Coming off yet another early exit from the playoffs, the Green Bay Packers are back to the drawing board. The Packers have fallen behind the rest of the NFC powers because of their refusal use all of the avenues available to them in building their team. Like Bob McGinn stated this week in the Milwaukee Journal-Sentinel, the Packers draft-and-develop philosophy is no longer cutting it.
If you agree with McGinn, and I do, it is time for the Packers to use all available avenues to try and close the talent gap between them and the 49ers, Seahawks, Saints and even Panthers. For general manager Ted Thompson, Eddie Lacy is the first player to make a real impact since he drafted Clay Matthews in 2009. Draft-and-develop doesn’t work when you draft poorly and Thompson has drafted poorly the last three years.
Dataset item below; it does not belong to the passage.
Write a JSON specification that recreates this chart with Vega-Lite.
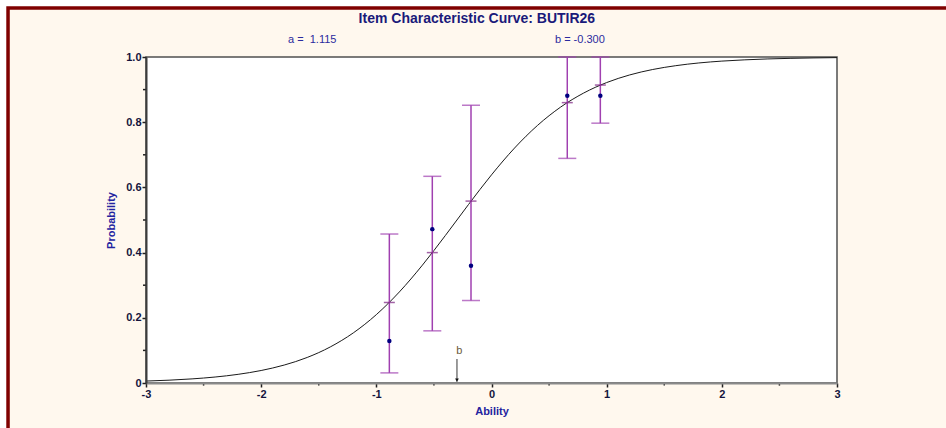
{
  "$schema": "https://vega.github.io/schema/vega-lite/v6.json",
  "width": 691,
  "height": 326,
  "autosize": {"type": "none"},
  "padding": {"left": 146, "top": 57, "right": 109, "bottom": 45},
  "background": "white",
  "config": {"view": {"stroke": null}, "font": "Liberation Sans"},
  "datasets": {
    "curve": [
      {"theta": -3.0, "p": 0.00595}, {"theta": -2.8, "p": 0.00867}, {"theta": -2.6, "p": 0.01262},
      {"theta": -2.4, "p": 0.01833}, {"theta": -2.2, "p": 0.02657}, {"theta": -2.0, "p": 0.03834},
      {"theta": -1.8, "p": 0.05504}, {"theta": -1.6, "p": 0.0784}, {"theta": -1.4, "p": 0.1106},
      {"theta": -1.2, "p": 0.1537}, {"theta": -1.0, "p": 0.2097}, {"theta": -0.8, "p": 0.2793},
      {"theta": -0.6, "p": 0.3615}, {"theta": -0.4, "p": 0.4527}, {"theta": -0.2, "p": 0.5473},
      {"theta": 0.0, "p": 0.6385}, {"theta": 0.2, "p": 0.7207}, {"theta": 0.4, "p": 0.7903},
      {"theta": 0.6, "p": 0.8463}, {"theta": 0.8, "p": 0.8894}, {"theta": 1.0, "p": 0.9216},
      {"theta": 1.2, "p": 0.945}, {"theta": 1.4, "p": 0.9617}, {"theta": 1.6, "p": 0.9734},
      {"theta": 1.8, "p": 0.9817}, {"theta": 2.0, "p": 0.9874}, {"theta": 2.2, "p": 0.9913},
      {"theta": 2.4, "p": 0.9941}, {"theta": 2.6, "p": 0.9959}, {"theta": 2.8, "p": 0.9972},
      {"theta": 3.0, "p": 0.9981}
    ],
    "items": [
      {"theta": -0.887, "obs": 0.129, "lo": 0.031, "hi": 0.457, "pc": 0.247},
      {"theta": -0.514, "obs": 0.472, "lo": 0.160, "hi": 0.634, "pc": 0.400},
      {"theta": -0.178, "obs": 0.360, "lo": 0.253, "hi": 0.852, "pc": 0.558},
      {"theta": 0.658, "obs": 0.881, "lo": 0.689, "hi": 1.0, "pc": 0.860},
      {"theta": 0.945, "obs": 0.881, "lo": 0.797, "hi": 1.0, "pc": 0.914}
    ]
  },
  "layer": [
    {
      "data": {"values": [{"x": -4.198, "x2": 5, "y": -1, "y2": 1.1503}]},
      "mark": {"type": "rect", "fill": "#FFF8EE", "stroke": "#800000", "strokeWidth": 3.5},
      "encoding": {
        "x": {"field": "x", "type": "quantitative", "scale": {"domain": [-3, 3], "nice": false, "zero": false},
          "axis": {"title": "Ability", "values": [-3, -2, -1, 0, 1, 2, 3], "labelExpr": "'' + datum.value",
            "labelFontSize": 11, "labelFontWeight": "bold", "labelColor": "#14143c", "labelPadding": 1, "labelFlush": false,
            "tickSize": 4, "tickWidth": 1.5, "tickColor": "#202020", "domainColor": "#8a8a8a", "domainWidth": 2,
            "grid": false, "titleFontSize": 11, "titleFontWeight": "bold", "titleColor": "#2323a0", "titlePadding": 6, "zindex": 1}},
        "x2": {"field": "x2"},
        "y": {"field": "y", "type": "quantitative", "scale": {"domain": [0, 1], "nice": false, "zero": false},
          "axis": {"title": "Probability", "values": [0, 0.2, 0.4, 0.6, 0.8, 1], "labelExpr": "datum.value == 0 ? '0' : format(datum.value, '.1f')",
            "labelFontSize": 11, "labelFontWeight": "bold", "labelColor": "#14143c", "labelPadding": 1, "labelFlush": false,
            "tickSize": 4, "tickWidth": 1.5, "tickColor": "#202020", "domainColor": "#3c3c3c", "domainWidth": 2,
            "grid": false, "titleFontSize": 11, "titleFontWeight": "bold", "titleColor": "#2323a0", "titlePadding": 9, "zindex": 1}},
        "y2": {"field": "y2"}
      }
    },
    {
      "data": {"values": [{"x": -3, "x2": 3, "y": 0, "y2": 1}]},
      "mark": {"type": "rect", "fill": "white", "stroke": "#505050", "strokeWidth": 1.5},
      "encoding": {
        "x": {"field": "x", "type": "quantitative", "scale": {"domain": [-3, 3]}},
        "x2": {"field": "x2"},
        "y": {"field": "y", "type": "quantitative", "scale": {"domain": [0, 1]}},
        "y2": {"field": "y2"}
      }
    },
    {
      "data": {"name": "curve"},
      "mark": {"type": "line", "color": "#1a1a1a", "strokeWidth": 1, "interpolate": "monotone"},
      "encoding": {
        "x": {"field": "theta", "type": "quantitative", "scale": {"domain": [-3, 3]}},
        "y": {"field": "p", "type": "quantitative", "scale": {"domain": [0, 1]}}
      }
    },
    {
      "data": {"name": "items"},
      "mark": {"type": "rule", "color": "#a040b0", "strokeWidth": 1.5},
      "encoding": {
        "x": {"field": "theta", "type": "quantitative", "scale": {"domain": [-3, 3]}},
        "y": {"field": "lo", "type": "quantitative", "scale": {"domain": [0, 1]}},
        "y2": {"field": "hi"}
      }
    },
    {
      "data": {"name": "items"},
      "mark": {"type": "tick", "orient": "horizontal", "color": "#a040b0", "size": 18, "thickness": 1.5},
      "encoding": {
        "x": {"field": "theta", "type": "quantitative", "scale": {"domain": [-3, 3]}},
        "y": {"field": "lo", "type": "quantitative", "scale": {"domain": [0, 1]}}
      }
    },
    {
      "data": {"name": "items"},
      "mark": {"type": "tick", "orient": "horizontal", "color": "#a040b0", "size": 18, "thickness": 1.5},
      "encoding": {
        "x": {"field": "theta", "type": "quantitative", "scale": {"domain": [-3, 3]}},
        "y": {"field": "hi", "type": "quantitative", "scale": {"domain": [0, 1]}}
      }
    },
    {
      "data": {"name": "items"},
      "mark": {"type": "tick", "orient": "horizontal", "color": "#7a2080", "size": 11, "thickness": 1.5},
      "encoding": {
        "x": {"field": "theta", "type": "quantitative", "scale": {"domain": [-3, 3]}},
        "y": {"field": "pc", "type": "quantitative", "scale": {"domain": [0, 1]}}
      }
    },
    {
      "data": {"name": "items"},
      "mark": {"type": "point", "filled": true, "color": "#000080", "size": 20, "opacity": 1},
      "encoding": {
        "x": {"field": "theta", "type": "quantitative", "scale": {"domain": [-3, 3]}},
        "y": {"field": "obs", "type": "quantitative", "scale": {"domain": [0, 1]}}
      }
    },
    {
      "data": {"values": [{"b": -0.3, "top": 0.0736, "bottom": 0.004}]},
      "mark": {"type": "rule", "color": "#7a7a7a", "strokeWidth": 1.5},
      "encoding": {
        "x": {"field": "b", "type": "quantitative", "scale": {"domain": [-3, 3]}},
        "y": {"field": "top", "type": "quantitative", "scale": {"domain": [0, 1]}},
        "y2": {"field": "bottom"}
      }
    },
    {
      "data": {"values": [{"b": -0.3, "tip": 0.009}]},
      "mark": {"type": "point", "shape": "triangle-down", "filled": true, "color": "#101010", "size": 14, "opacity": 1},
      "encoding": {
        "x": {"field": "b", "type": "quantitative", "scale": {"domain": [-3, 3]}},
        "y": {"field": "tip", "type": "quantitative", "scale": {"domain": [0, 1]}}
      }
    },
    {
      "data": {"values": [{"x": -3.026, "x2": -3, "y": 0.1}, {"x": -3.026, "x2": -3, "y": 0.3}, {"x": -3.026, "x2": -3, "y": 0.5}, {"x": -3.026, "x2": -3, "y": 0.7}, {"x": -3.026, "x2": -3, "y": 0.9}]},
      "mark": {"type": "rule", "color": "#202020", "strokeWidth": 1.5},
      "encoding": {
        "x": {"field": "x", "type": "quantitative", "scale": {"domain": [-3, 3]}},
        "x2": {"field": "x2"},
        "y": {"field": "y", "type": "quantitative", "scale": {"domain": [0, 1]}}
      }
    },
    {
      "data": {"values": [{"x": -2.5, "y": 0, "y2": -0.008}, {"x": -1.5, "y": 0, "y2": -0.008}, {"x": -0.5, "y": 0, "y2": -0.008}, {"x": 0.5, "y": 0, "y2": -0.008}, {"x": 1.5, "y": 0, "y2": -0.008}, {"x": 2.5, "y": 0, "y2": -0.008}]},
      "mark": {"type": "rule", "color": "#202020", "strokeWidth": 1.5},
      "encoding": {
        "x": {"field": "x", "type": "quantitative", "scale": {"domain": [-3, 3]}},
        "y": {"field": "y", "type": "quantitative", "scale": {"domain": [0, 1]}},
        "y2": {"field": "y2"}
      }
    },
    {
      "data": {"values": [{"x": -0.127, "y": 1.1058, "label": "Item Characteristic Curve: BUTIR26"}]},
      "mark": {"type": "text", "align": "center", "baseline": "alphabetic", "fontSize": 14, "fontWeight": "bold", "color": "#1a1a7a"},
      "encoding": {
        "x": {"field": "x", "type": "quantitative", "scale": {"domain": [-3, 3]}},
        "y": {"field": "y", "type": "quantitative", "scale": {"domain": [0, 1]}},
        "text": {"field": "label"}
      }
    },
    {
      "data": {"values": [{"x": -1.767, "y": 1.042, "label": "a = \u00a01.115"}, {"x": 0.551, "y": 1.042, "label": "b = -0.300"}]},
      "mark": {"type": "text", "align": "left", "baseline": "alphabetic", "fontSize": 11, "color": "#2b2b9e"},
      "encoding": {
        "x": {"field": "x", "type": "quantitative", "scale": {"domain": [-3, 3]}},
        "y": {"field": "y", "type": "quantitative", "scale": {"domain": [0, 1]}},
        "text": {"field": "label"}
      }
    },
    {
      "data": {"values": [{"x": -0.28, "y": 0.089, "label": "b"}]},
      "mark": {"type": "text", "align": "center", "baseline": "alphabetic", "fontSize": 11, "color": "#6b5a3c"},
      "encoding": {
        "x": {"field": "x", "type": "quantitative", "scale": {"domain": [-3, 3]}},
        "y": {"field": "y", "type": "quantitative", "scale": {"domain": [0, 1]}},
        "text": {"field": "label"}
      }
    }
  ]
}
The Packers have gotten nothing from their last three first-round picks and have refused to fill in the gaps via free agency, hence early exists in the playoffs to the teams that do sign free agents and do use all avenues to improve their teams. It seems the times have passed Thompson by.
Nowadays the NFL free agent pool isn’t all has-beens or never-beens. The salary cap has caused many teams to release quality players that they would no doubt keep without a cap. McGinn points out about a dozen such players that could have helped the Packers this year that could have been had via free agency or trade.
Ron Wolf always would always say if you make a mistake don’t compound it by not correcting it immediately. Counting on some of these young players to step up is risky, especially if they haven’t shown much promise, as is the case with this year’s first-round pick Datone Jones. Drafting another project is not going to help the Packers, signing a veteran could.
The gist of the McGinn article is that the Packers have not done their due diligence on the pro scouting side of building their team. And without immediate help they will continue to fall behind the NFL’s elite. It’s hard to believe this is happening again after watching the Packers do the same thing when Brett Favre was quarterback. Apparently history does repeat itself.
It will be an interesting offseason and I think Packer nation is going to come down hard on Thompson and McCarthy if the 2014 Packers fail to make the playoffs or flameout again in the first round. Team president Mark Murphy might have to make the first tough personnel decision of his five year tenure.